Starting at the first line of the listing below, repeat each line up to and including the one containing "y_ticktext = [str(v)". Leave out pictures.

-=-=-

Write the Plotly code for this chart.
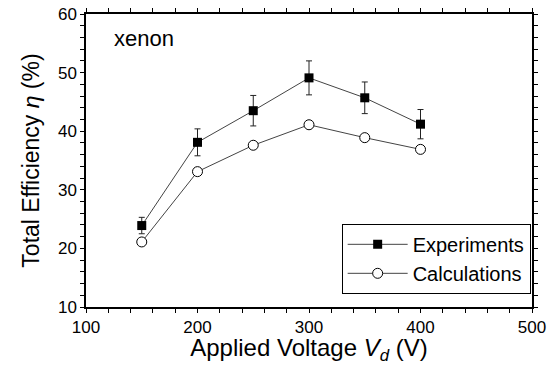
import plotly.graph_objects as go

voltage = [150, 200, 250, 300, 350, 400]
experiments = [23.9, 38.1, 43.5, 49.1, 45.7, 41.2]
exp_error = [1.4, 2.3, 2.6, 2.9, 2.7, 2.5]
calculations = [21.1, 33.1, 37.6, 41.1, 38.9, 36.9]

x_major_ticks = [100, 200, 300, 400, 500]
y_major_ticks = [10, 20, 30, 40, 50, 60]
x_all_ticks = list(range(100, 501, 20))
y_all_ticks = list(range(10, 61, 2))

x_ticktext = [str(v) if v in x_major_ticks else "" for v in x_all_ticks]
y_ticktext = [str(v) if v in y_major_ticks else "" for v in y_all_ticks]

FONT = "Liberation Sans, Arial, sans-serif"
line_col = "#444444"

fig = go.Figure()
fig.add_trace(go.Scatter(
    x=voltage, y=experiments, mode="lines+markers", name="Experiments",
    line=dict(color=line_col, width=1),
    marker=dict(symbol="square", size=9, color="black", line=dict(width=0)),
    error_y=dict(type="data", array=exp_error, visible=True, color="#222222",
                 thickness=1, width=3),
))
fig.add_trace(go.Scatter(
    x=voltage, y=calculations, mode="lines+markers", name="Calculations",
    line=dict(color=line_col, width=1),
    marker=dict(symbol="circle", size=10, color="white", line=dict(color="black", width=1)),
))

axis_common = dict(showline=True, linecolor="black", linewidth=1.5, showgrid=False,
                   zeroline=False, tickcolor="black", tickwidth=1, ticklen=4,
                   ticks="outside", mirror="ticks", automargin=False)

fig.update_layout(
    width=560, height=365,
    margin=dict(l=86, r=28, t=14, b=58),
    paper_bgcolor="white", plot_bgcolor="white",
    font=dict(family=FONT, color="black", size=16),
    showlegend=True,
    xaxis=dict(range=[100, 500], tickmode="array", tickvals=x_all_ticks,
               ticktext=x_ticktext, tickfont=dict(size=17),
               title=dict(text="Applied Voltage <i>V</i><sub><i>d</i></sub> (V)",
                          font=dict(size=24), standoff=6),
               **axis_common),
    yaxis=dict(range=[10, 60], tickmode="array", tickvals=y_all_ticks,
               ticktext=y_ticktext, tickfont=dict(size=17),
               title=dict(text="Total Efficiency <i>η</i> (%)",
                          font=dict(size=23), standoff=12),
               **axis_common),
    legend=dict(x=0.997, xanchor="right", y=0.045, yanchor="bottom",
                bgcolor="white", bordercolor="black", borderwidth=1,
                font=dict(size=20), itemwidth=60, tracegroupgap=0),
    annotations=[dict(text="xenon", xref="paper", yref="paper", x=0.058, y=0.915,
                      xanchor="left", yanchor="middle", showarrow=False,
                      font=dict(size=22))],
)

fig.write_html("out.html")
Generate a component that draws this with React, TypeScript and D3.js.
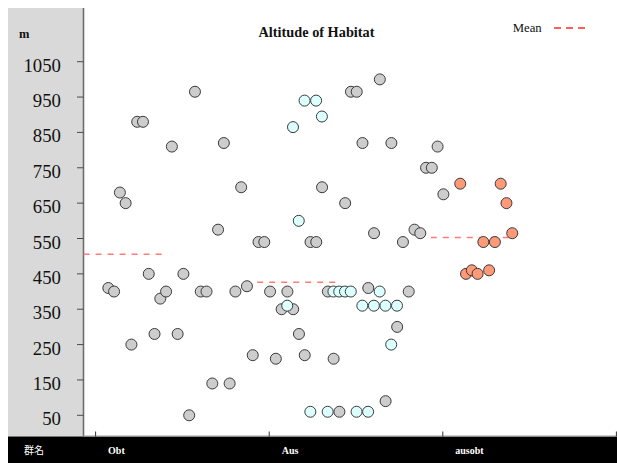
import React from "react";
import * as d3 from "d3";

// Habitat altitude (m) per group, in plotting order
const groups = ["Obt", "Aus", "ausobt"];
const obtAltitudes = [
  410, 400, 680, 650, 250, 880, 880, 450, 280, 380,
  400, 810, 280, 450, 50, 965, 400, 400, 140, 575,
  820, 140, 400, 695, 415, 220, 540, 540, 400, 210,
  350, 400, 350, 280, 220, 540, 540, 695, 400, 210,
  60, 650, 965, 965, 820, 410, 565, 1000, 90, 820,
  300, 540, 400, 575, 565, 750, 750, 810, 675,
];
const ausAltitudes = [
  360, 865, 600, 940, 60, 940, 895, 60, 400, 400,
  400, 400, 60, 360, 60, 360, 400, 360, 250, 360,
];
const ausobtAltitudes = [705, 450, 460, 450, 540, 460, 540, 705, 650, 565];
const yTicks = [50, 150, 250, 350, 450, 550, 650, 750, 850, 950, 1050];

const groupValues = [obtAltitudes, ausAltitudes, ausobtAltitudes];
const groupFills = ["#cdcdcd", "#dcffff", "#ff9a78"];
// first slot of each group's strip, counted from its band start
const stripStart = [2.2, 3.12, 3.02];
const slotsPerBand = 30.05;

const W = 617;
const H = 463;
const panelLeft = 8;
const axisX = 83.5;
const bottomY = 436.5;

export default function App() {
  const x = d3.scaleLinear().domain([0, 3]).range([95.6, 616.4]);
  const y = d3.scaleLinear().domain([50, 1050]).range([415.3, 61.7]);
  const band = x(1) - x(0);
  const slot = band / slotsPerBand;

  const points = groupValues.flatMap((vals, g) =>
    vals.map((v, i) => ({
      g,
      v,
      cx: x(g) + (stripStart[g] + i) * slot,
      cy: y(v),
    }))
  );
  const means = groupValues.map((vals) => d3.mean(vals) as number);

  return (
    <svg
      width={W}
      height={H}
      style={{ position: "absolute", left: 0, top: 0, display: "block" }}
    >
      <rect x={0} y={0} width={W} height={H} fill="#ffffff" />
      {/* left label panel */}
      <rect
        x={panelLeft}
        y={8}
        width={axisX - panelLeft}
        height={bottomY - 8}
        fill="#d9d9d9"
      />
      {/* bottom category band */}
      <rect x={panelLeft} y={bottomY} width={W - panelLeft} height={H - bottomY} fill="#000000" />

      {/* y axis */}
      <line x1={axisX} x2={axisX} y1={8} y2={bottomY} stroke="#6e6e6e" strokeWidth={1.6} />
      {yTicks.map((t) => (
        <g key={t}>
          <line x1={77} x2={axisX} y1={y(t)} y2={y(t)} stroke="#4a4a4a" strokeWidth={1} />
          <text
            x={61}
            y={y(t) + 10}
            textAnchor="end"
            fontFamily="Liberation Serif"
            fontSize={18.8}
            fill="#111"
          >
            {t}
          </text>
        </g>
      ))}
      <text x={19} y={38} fontFamily="Liberation Serif" fontWeight="bold" fontSize={12.5} fill="#111">
        m
      </text>

      {/* x axis */}
      <line x1={axisX} x2={W} y1={bottomY - 0.5} y2={bottomY - 0.5} stroke="#9a9a9a" strokeWidth={1} />
      {[0, 1, 2, 3].map((i) => (
        <line
          key={i}
          x1={x(i)}
          x2={x(i)}
          y1={bottomY - 5}
          y2={bottomY}
          stroke="#333"
          strokeWidth={1}
        />
      ))}
      {groups.map((name, g) => (
        <text
          key={name}
          x={x(g) + 12.5}
          y={454.3}
          fontFamily="Liberation Serif"
          fontWeight="bold"
          fontSize={10}
          fill="#ffffff"
        >
          {name}
        </text>
      ))}
      <text x={24} y={454} fontFamily="Noto Sans CJK JP" fontSize={10} fill="#ffffff">
        群名
      </text>

      {/* title and legend */}
      <text
        x={258.5}
        y={36.5}
        fontFamily="Liberation Serif"
        fontWeight="bold"
        fontSize={15}
        textLength={116}
        lengthAdjust="spacingAndGlyphs"
        fill="#111"
      >
        Altitude of Habitat
      </text>
      <text
        x={512.7}
        y={31.7}
        fontFamily="Liberation Serif"
        fontSize={12.5}
        textLength={29}
        lengthAdjust="spacingAndGlyphs"
        fill="#111"
      >
        Mean
      </text>
      <line
        x1={554}
        x2={586}
        y1={28}
        y2={28}
        stroke="#ff2a2a"
        strokeWidth={1.5}
        strokeDasharray="7 5"
      />

      {/* group means */}
      {means.map((m, g) => (
        <line
          key={g}
          x1={x(g) - 12}
          x2={x(g) + 69}
          y1={y(m)}
          y2={y(m)}
          stroke="#ff7a7a"
          strokeWidth={1.5}
          strokeDasharray="6 6"
        />
      ))}

      {/* observations */}
      {points.map((p, i) => (
        <circle
          key={i}
          cx={p.cx}
          cy={p.cy}
          r={5.5}
          fill={groupFills[p.g]}
          stroke="#3a3a3a"
          strokeWidth={1}
        />
      ))}
    </svg>
  );
}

-=-=-

:: Reply to the exercise ::
Write the Plotly code for this chart.
import plotly.graph_objects as go

voltage = [150, 200, 250, 300, 350, 400]
experiments = [23.9, 38.1, 43.5, 49.1, 45.7, 41.2]
exp_error = [1.4, 2.3, 2.6, 2.9, 2.7, 2.5]
calculations = [21.1, 33.1, 37.6, 41.1, 38.9, 36.9]

x_major_ticks = [100, 200, 300, 400, 500]
y_major_ticks = [10, 20, 30, 40, 50, 60]
x_all_ticks = list(range(100, 501, 20))
y_all_ticks = list(range(10, 61, 2))

x_ticktext = [str(v) if v in x_major_ticks else "" for v in x_all_ticks]
y_ticktext = [str(v) if v in y_major_ticks else "" for v in y_all_ticks]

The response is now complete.